Cagliari, en Vie mode d’emploi, façon Perec.
Passions imaginaires, amours ancillaires, rêveries sentimentales ou réalité sexuelle, on en est tourneboulé, comme « sens dessus dessous », dans ce récit plein de jolies extravagances.
A Caligliari, Alice, une romancière solitaire et candide au physique insignifiant, qui tombe amoureuse du fils de M. Johnson, vit à l’étage intermédiaire entre deux voisins qui ne manquent pas de sel. M. Johnson, violoniste virtuose septuagénaire, fringué comme l’as de pique, occupe un appartement irrésistible qui donne sur le port de la Marina. De loin, il porte beau, mais, de plus près, il paraît vaguement négligé, ses poches sont déchirées et il ne sent pas la rose. Ces détails font flancher la charmante Anna, divorcée, incorrigible romantique, qui habite un entresol quasi insalubre, privé de lumière, avec sa fille Natasha un peu farouche ; cette dernière se ronge les sangs à propos des déboires amoureux de sa mère et des infidélités imaginaires de son fiancé. Un jour cuisinière, un autre chanteuse, Anna sert à Johnson désormais de femme de ménage, couturière, dame de compagnie, et plus si affinités pour les beaux yeux du musicien. Depuis que la parvenue Mme Johnson a quitté le domicile, il s’est clochardisé, sentimentalement aussi. Anna ne tarde pas à repérer des revues porno cachées dans son étui à violon. Elle joue le jeu, se met à porter des dessous chics, rêve d’une nouvelle vie avec le grand artiste du dernier étage.
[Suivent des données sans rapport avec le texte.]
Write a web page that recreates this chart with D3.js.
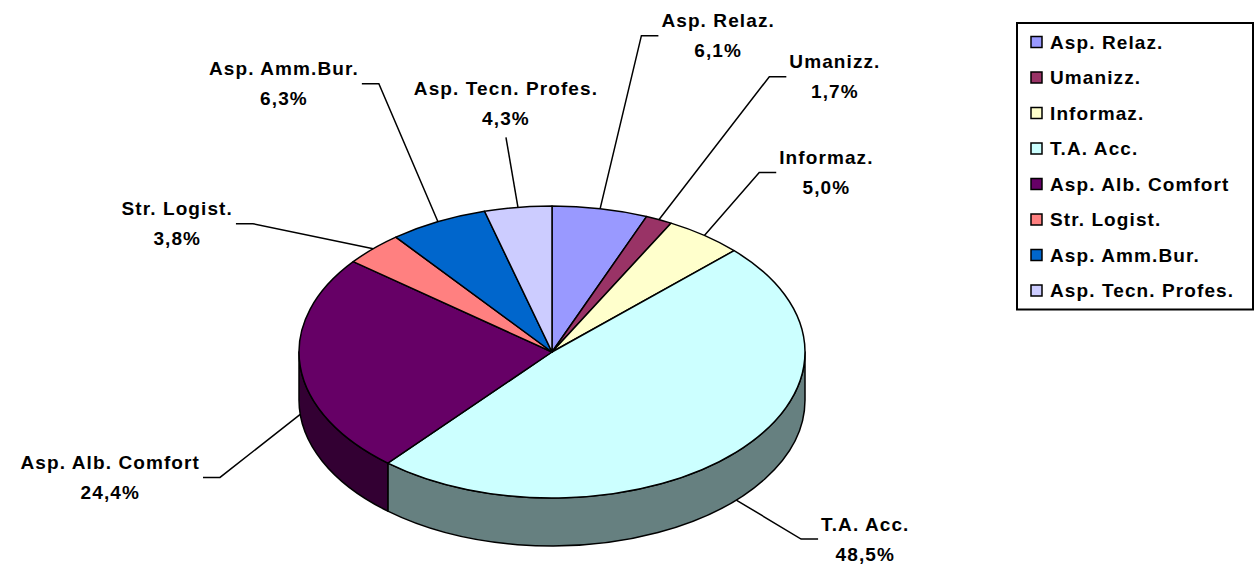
<!DOCTYPE html>
<html>
<head>
<meta charset="utf-8">
<script src="https://cdn.jsdelivr.net/npm/d3@7"></script>
<style>
	body{margin:0;background:#fff;}
	text{font-family:"Liberation Sans",Arial,sans-serif;font-weight:bold;font-size:19px;letter-spacing:1.1px;fill:#000;}
</style>
</head>
<body>
<svg id="chart" width="1254" height="566"></svg>
<script>
// ---------------- data ----------------
var CATEGORIES = ["Asp. Relaz.","Umanizz.","Informaz.","T.A. Acc.","Asp. Alb. Comfort","Str. Logist.","Asp. Amm.Bur.","Asp. Tecn. Profes."];
var VALUES = [6.1,1.7,5.0,48.5,24.4,3.8,6.3,4.3];
var VALUE_LABELS = ["6,1%","1,7%","5,0%","48,5%","24,4%","3,8%","6,3%","4,3%"];
var COLORS = ["#9999FF","#993366","#FFFFCC","#CCFFFF","#660066","#FF8080","#0066CC","#CCCCFF"];

// ---------------- layout ----------------
var CX = 552, CY = 352, RX = 253, RY = 146, DEPTH = 48;
var LINE_GAP = 30;
// label centre, relative to the leader anchor on the pie
var LABEL_OFFSETS = [[118,-173],[176,-143],[122,-63],[129,39],[-190,63],[-196,-25],[-154,-138],[-12,-104]];
var LEGEND_X = 1017, LEGEND_Y = 23, LEGEND_W = 236, LEGEND_ROW = 35.5, LEGEND_PAD = 19;

var svg = d3.select("#chart");

var pie = d3.pie().sort(null).value(function(d){return d.value;});
var data = CATEGORIES.map(function(c,i){return {name:c,value:VALUES[i],label:VALUE_LABELS[i],color:COLORS[i]};});
var arcs = pie(data);

// ellipse point, angle clockwise from 12 o'clock
function pt(a,dy){
	return [CX+RX*Math.sin(a), CY-RY*Math.cos(a)+(dy||0)];
}

function topPath(a0,a1){
	var p0 = pt(a0), p1 = pt(a1);
	var large = (a1-a0)>Math.PI ? 1 : 0;
	return "M"+CX+","+CY+"L"+p0+"A"+RX+","+RY+" 0 "+large+" 1 "+p1+"Z";
}

function sidePath(a0,a1){
	var p0 = pt(a0), p1 = pt(a1), q1 = pt(a1,DEPTH), q0 = pt(a0,DEPTH);
	return "M"+p0+"A"+RX+","+RY+" 0 0 1 "+p1+"L"+q1+"A"+RX+","+RY+" 0 0 0 "+q0+"Z";
}

function darker(c){
	var r = d3.rgb(c);
	return d3.rgb(r.r/2,r.g/2,r.b/2).toString();
}

//---------------- sides (only front half visible) --------------------
var gSide = svg.append("g").attr("id","sides");
arcs.forEach(function(d){
	var a0 = Math.max(d.startAngle,Math.PI/2), a1 = Math.min(d.endAngle,Math.PI*3/2);
	if (a1<=a0) return;
	gSide.append("path")
		.attr("d",sidePath(a0,a1))
		.attr("fill",darker(d.data.color))
		.attr("stroke","#000")
		.attr("stroke-width",1.5)
		.attr("stroke-linejoin","round");
});

//---------------- top face --------------------
var gTop = svg.append("g").attr("id","tops");
arcs.forEach(function(d){
	gTop.append("path")
		.attr("d",topPath(d.startAngle,d.endAngle))
		.attr("fill",d.data.color)
		.attr("stroke","#000")
		.attr("stroke-width",1.5)
		.attr("stroke-linejoin","round");
});

//---------------- labels + leaders --------------------
var gLab = svg.append("g").attr("id","labels");
arcs.forEach(function(d,i){
	var mid = (d.startAngle+d.endAngle)/2;
	var front = mid>Math.PI/2 && mid<Math.PI*3/2;
	var anchor = pt(mid,front?DEPTH:0);
	var lx = anchor[0]+LABEL_OFFSETS[i][0], ly = anchor[1]+LABEL_OFFSETS[i][1];

	var t = gLab.append("text").attr("text-anchor","middle");
	t.append("tspan").attr("x",lx).attr("y",ly-LINE_GAP/2).attr("dy","0.35em").text(d.data.name);
	t.append("tspan").attr("x",lx).attr("y",ly+LINE_GAP/2).attr("dy","0.35em").text(d.data.label);
	var w = d3.max(t.selectAll("tspan").nodes(),function(n){return n.getComputedTextLength();});

	var pts;
	if (Math.abs(LABEL_OFFSETS[i][0])<40){
		pts = [anchor,[lx,ly+LINE_GAP/2+19]];
	} else {
		var side = LABEL_OFFSETS[i][0]>0 ? -1 : 1;
		var ex = lx+side*(w/2+3);
		pts = [anchor,[ex+side*17,ly],[ex,ly]];
	}
	gLab.append("path")
		.attr("d",d3.line()(pts))
		.attr("fill","none")
		.attr("stroke","#000")
		.attr("stroke-width",1.5);
});

//---------------- legend --------------------
var gLeg = svg.append("g").attr("id","legend");
gLeg.append("rect")
	.attr("x",LEGEND_X).attr("y",LEGEND_Y)
	.attr("width",LEGEND_W).attr("height",LEGEND_PAD*2+LEGEND_ROW*(CATEGORIES.length-1))
	.attr("fill","#fff").attr("stroke","#000").attr("stroke-width",2);

var legY = d3.scalePoint().domain(CATEGORIES).range([LEGEND_Y+LEGEND_PAD, LEGEND_Y+LEGEND_PAD+LEGEND_ROW*(CATEGORIES.length-1)]);
data.forEach(function(d){
	var y = legY(d.name);
	gLeg.append("rect")
		.attr("x",LEGEND_X+14).attr("y",y-5.5)
		.attr("width",11).attr("height",11)
		.attr("fill",d.color).attr("stroke","#000").attr("stroke-width",1.5);
	gLeg.append("text")
		.attr("x",LEGEND_X+33).attr("y",y).attr("dy","0.35em")
		.text(d.name);
});
</script>
</body>
</html>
Mais n’est-ce pas Alice – de père suicidé et éloignée d’une mère devenue cinglée – qui tire les ficelles de cette comédie humaine dont les habitants de l’immeuble qui refusent de vivre comme les autres, seraient de simples marionnettes ? Alice s’invente son intime pays des merveilles. La spécialité de l’immeuble, ce sont les amours rêvées, compliquées, avortées, empêchées, décalées. Heureusement que la narratrice Alice est là pour corriger de sa plume pleine de grâce communicative ce que le réel pourrait avoir de trop convenu ou de trop déprimant.